Selama hampir 30 tahun, ia memimpin perang gerilya tanpa menyerah. Belanda beberapa kali menawarkan perdamaian, namun ia menolak karena tidak mau Tanah Batak dijajah.
---
🛡️ Karakter dan Kepemimpinan
Sisingamangaraja XII dikenal beriman, adil, dan sederhana. Ia tidak memiliki istana mewah. Setiap keputusan diambil berdasarkan musyawarah adat.
Rakyat percaya bahwa ia memiliki “tondi na so mate” — semangat yang tidak pernah mati.
Ia selalu berkata kepada rakyatnya:
> “Lebih baik mati di tanah sendiri, daripada hidup sebagai budak di tanah orang.”
---
💔 Akhir Perjuangan
Pada tahun 1907, setelah dikejar selama bertahun-tahun oleh pasukan Belanda yang dipimpin oleh Kapten Hans Christoffel, ia tertangkap di Sionom Hudon, Dairi.
Dalam pengepungan itu, Sisingamangaraja XII tertembak dan gugur bersama kedua anaknya, Patuan Nagari dan Patuan Anggi.
Jasadnya dibawa ke Tarutung, lalu dimakamkan dengan penghormatan besar oleh rakyat Batak.
Meski gugur, semangatnya justru menjadi api kemerdekaan bagi seluruh bangsa Indonesia.
---
🕊️ Warisan dan Penghormatan
Tahun 1961, Pemerintah Republik Indonesia menetapkannya sebagai Pahlawan Nasional.
Namanya diabadikan sebagai Jalan Sisingamangaraja di banyak kota besar di Indonesia.
Monumen perjuangannya berdiri megah di Balige dan Bakkara.

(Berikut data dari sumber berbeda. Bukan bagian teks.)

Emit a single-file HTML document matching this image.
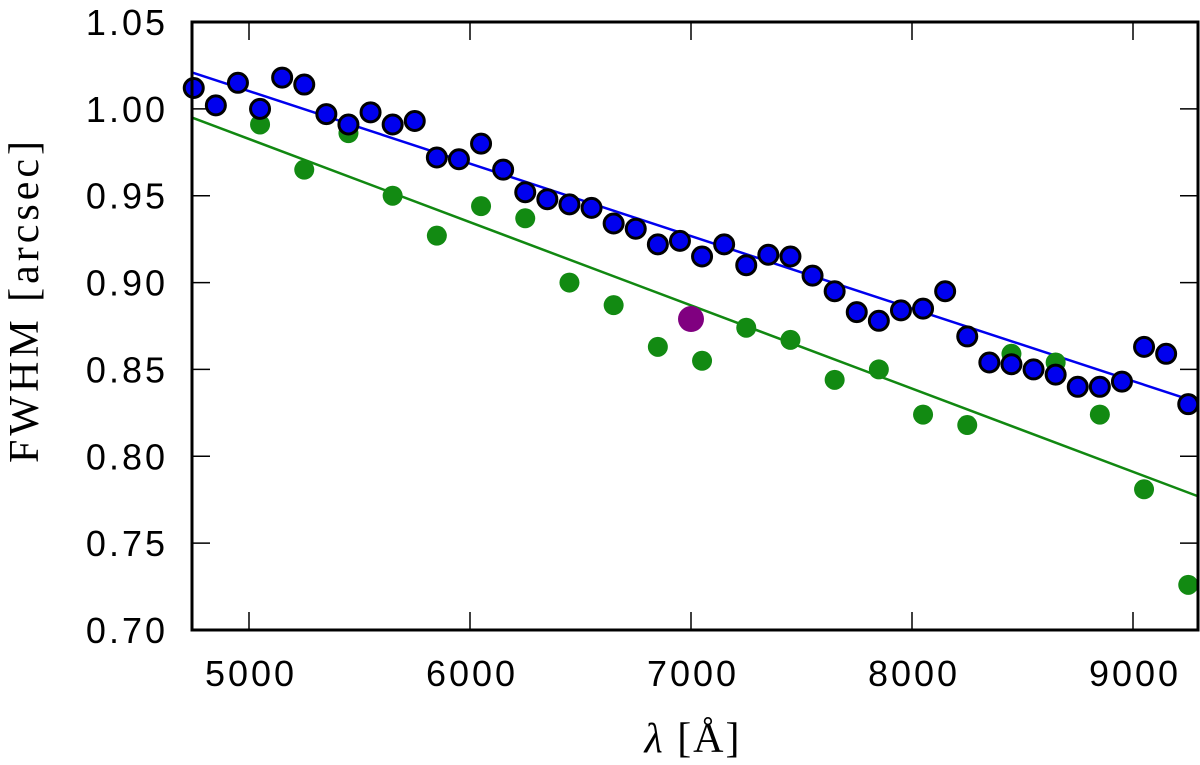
<!DOCTYPE html>
<html><head><meta charset="utf-8"><style>
body{margin:0;background:#fff}
svg{display:block}
.tk{font-family:"Liberation Sans",sans-serif;font-size:36px;fill:#000;letter-spacing:3px}
.lab{font-family:"Liberation Serif",serif;font-size:42px;fill:#000}
</style></head><body>
<svg id="chart" width="1200" height="765" viewBox="0 0 1200 765">
<g id="ticks"></g>
<g id="lines"></g>
<g id="pts"></g>
<rect x="192" y="22" width="1006" height="608" fill="none" stroke="#000" stroke-width="3"/>
<text class="lab" x="693" y="752" text-anchor="middle" letter-spacing="2"><tspan font-style="italic">λ</tspan> [Å]</text>
<text class="lab" transform="translate(38,300) rotate(-90)" text-anchor="middle" letter-spacing="4">FWHM [arcsec]</text>
</svg>
<script>
const blueX=[4750,4850,4950,5050,5150,5250,5350,5450,5550,5650,5750,5850,5950,6050,6150,6250,6350,6450,6550,6650,6750,6850,6950,7050,7150,7250,7350,7450,7550,7650,7750,7850,7950,8050,8150,8250,8350,8450,8550,8650,8750,8850,8950,9050,9150,9250];
const blueY=[1.012,1.002,1.015,1.000,1.018,1.014,0.997,0.991,0.998,0.991,0.993,0.972,0.971,0.980,0.965,0.952,0.948,0.945,0.943,0.934,0.931,0.922,0.924,0.915,0.922,0.910,0.916,0.915,0.904,0.895,0.883,0.878,0.884,0.885,0.895,0.869,0.854,0.853,0.850,0.847,0.840,0.840,0.843,0.863,0.859,0.830];
const greenX=[5050,5250,5450,5650,5850,6050,6250,6450,6650,6850,7050,7250,7450,7650,7850,8050,8250,8450,8650,8850,9050,9250];
const greenY=[0.991,0.965,0.986,0.950,0.927,0.944,0.937,0.900,0.887,0.863,0.855,0.874,0.867,0.844,0.850,0.824,0.818,0.859,0.854,0.824,0.781,0.726];
const purpleX=[7000], purpleY=[0.879];
const blueFitX=[4742,9294], blueFitY=[1.021,0.831];
const greenFitX=[4742,9294], greenFitY=[0.995,0.777];
const xTicks=[5000,6000,7000,8000,9000];
const yTicks=[0.70,0.75,0.80,0.85,0.90,0.95,1.00,1.05];
const NS="http://www.w3.org/2000/svg";
const X=v=>249+(v-5000)*0.221;
const Y=v=>630-(v-0.70)*(608/0.35);
function mk(t,a,p){const e=document.createElementNS(NS,t);for(const k in a)e.setAttribute(k,a[k]);p.appendChild(e);return e;}
const tg=document.getElementById('ticks');
xTicks.forEach(v=>{
 const l=mk('line',{x1:X(v),x2:X(v),y1:630,y2:612,stroke:'#000','stroke-width':1.5},tg);
 
 
 const t=mk('text',{x:X(v)+2,y:686,'text-anchor':'middle',class:'tk'},tg);t.textContent=v;
 
 
 const l2=mk('line',{x1:X(v),x2:X(v),y1:22,y2:40,stroke:'#000','stroke-width':1.5},tg);
 
 
});
yTicks.forEach(v=>{
 const l=mk('line',{x1:192,x2:210,y1:Y(v),y2:Y(v),stroke:'#000','stroke-width':1.5},tg);
 
 
 const l2=mk('line',{x1:1180,x2:1198,y1:Y(v),y2:Y(v),stroke:'#000','stroke-width':1.5},tg);
 
 
 const t=mk('text',{x:168,y:Y(v)+13,'text-anchor':'end',class:'tk'},tg);t.textContent=v.toFixed(2);
 
 
});
const lg=document.getElementById('lines');
const bl=mk('line',{x1:X(blueFitX[0]),y1:Y(blueFitY[0]),x2:X(blueFitX[1]),y2:Y(blueFitY[1]),stroke:'#0000ee','stroke-width':2.5},lg);


const gl=mk('line',{x1:X(greenFitX[0]),y1:Y(greenFitY[0]),x2:X(greenFitX[1]),y2:Y(greenFitY[1]),stroke:'#118811','stroke-width':2.5},lg);


const pg=document.getElementById('pts');
greenX.forEach((x,i)=>{
 const c=mk('circle',{cx:X(x),cy:Y(greenY[i]),r:10,fill:'#128a12'},pg);
 
 
});
blueX.forEach((x,i)=>{
 const c=mk('circle',{cx:X(x),cy:Y(blueY[i]),r:9.5,fill:'#0000ee',stroke:'#000','stroke-width':3},pg);
 
 
});
purpleX.forEach((x,i)=>{
 const c=mk('circle',{cx:X(x),cy:Y(purpleY[i]),r:13,fill:'#800080'},pg);
 
 
});
</script>
</body></html>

Wajahnya diabadikan dalam buku sejarah dan menjadi simbol keberanian dan harga diri bangsa Batak.
---
✊ Makna Perjuangan Sisingamangaraja XII
Perjuangan Sisingamangaraja XII bukan sekadar perang melawan penjajahan — tetapi perang mempertahankan jati diri bangsa.
Ia mengajarkan bahwa:
Kemerdekaan harus diperjuangkan dengan darah dan keberanian.
Adat dan kepercayaan adalah identitas yang tidak boleh dijual.
Pemimpin sejati harus rela berkorban untuk rakyatnya.